The detailed narrative described in the arbitrator’s decision indicates that there were numerous email exchanges and phone calls between coordinators, managers, and representatives of the USPS and APWU concerning the scheduling of this meeting.

For various reasons — scheduling conflicts, leaves and vacations, unanswered emails, failure to provide adequate information before the meeting, and unavailability of participants — the parties could not agree on a date before the deadline. The Postal Service went ahead and held the required meeting on November 23 but without any union representatives present.

Historic Frankfurt NY Post Office (Evan Kalish, PMCC)

According to the Postal Service, the union utilized “stall tactics” to prevent the parties from meeting prior to the deadline, and USPS management was therefore forced to unilaterally schedule and hold the November 23 meeting.

The arbitrator, however, concluded that “the evidence in the case file does not support this finding,” and he went on to make this comment:

“A rational person examining this case would quickly determine that Management’s central position is plainly illogical and self-contradictory. Management cannot meet without the Union and somehow satisfy the contractual requirement that it meet with the Union.”

The arbitrator observed that “it is difficult to believe that various Atlantic Area Management officials …. would continue to maintain such a position without being instructed to do so.” The implication here is that postal officials at Headquarters had to be calling the shots.

According to the APWU, holding the meeting without the union present amounted to a new policy, and the Postal Service did not go through the proper procedure for creating such a policy.

The Postal Service denied that it had created a new policy, but the arbitrator didn’t buy the argument and referred to “management’s brazen defense of this policy.”

The ruling directs management to “cease and desist all Article 12.4.B violations and retract its new policy…. Any pending reassignment/excessing events related to the Utica S&DC will be canceled and all reassignment/excessing notices rescinded.”


The APWU also objected to the phased approach to implementation, with eight Utica post offices losing carriers in phase one, and possibly seventeen more in phase two.

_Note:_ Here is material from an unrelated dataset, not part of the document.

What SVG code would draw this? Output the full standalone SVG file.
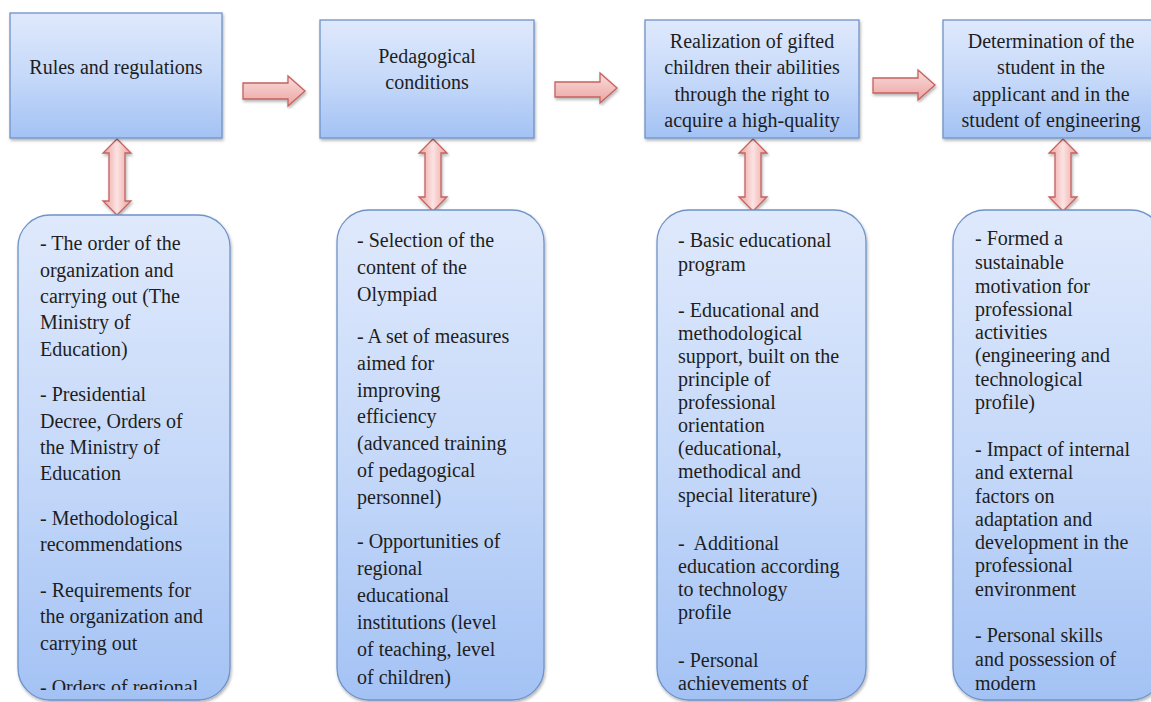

According to the union, “the phased approach improperly bestows priority consideration to employees in post offices that are impacted by Phase One while leaving other, possibly more senior, employees disadvantaged at later phases.”

The arbitration decision does not appear to address this issue directly, but Utica is not the only S&DC where implementation is being done in phases. The Mid-Hudson S&DC, for example, has some spoke conversions scheduled for September 2023 and more in February 2024.

There are other S&DCs where a phased approach may be in the works. In Bryan, Texas, for example, only the College Station post office has sent its carriers to the S&DC so far, but there are other post offices within a 30-minute drive, and four of them have appeared on previous conversion lists. It’s likely that these other offices will eventually become spoke offices as well.

The decision also has some other interesting details.

According to lists shared by the Postal Service with stakeholders back in the summer of 2022, new S&DCs were planned for New Castle and Williamsport in Pennsylvania, but they dropped off of subsequent lists, with no public explanation. We now learn that the Postal Service had issues providing the necessary information to the union before the required meeting, so the meeting was not held, and that’s at least partly why these S&DC conversions were cancelled.

The arbitrator’s decision also says that the Postal Service told the APWU that to achieve the entire S&DC implementation “in some cases land will need to be purchased and construction will need to take place.” This appears to indicate that the Postal Service plans to start from scratch on some new S&DCs and not simply repurpose existing facilities.

The arbitrator has instructed the union and management to meet and “determine a plan to make these employees whole.” The union’s request for reimbursement for the costs incurred in making the grievance was denied.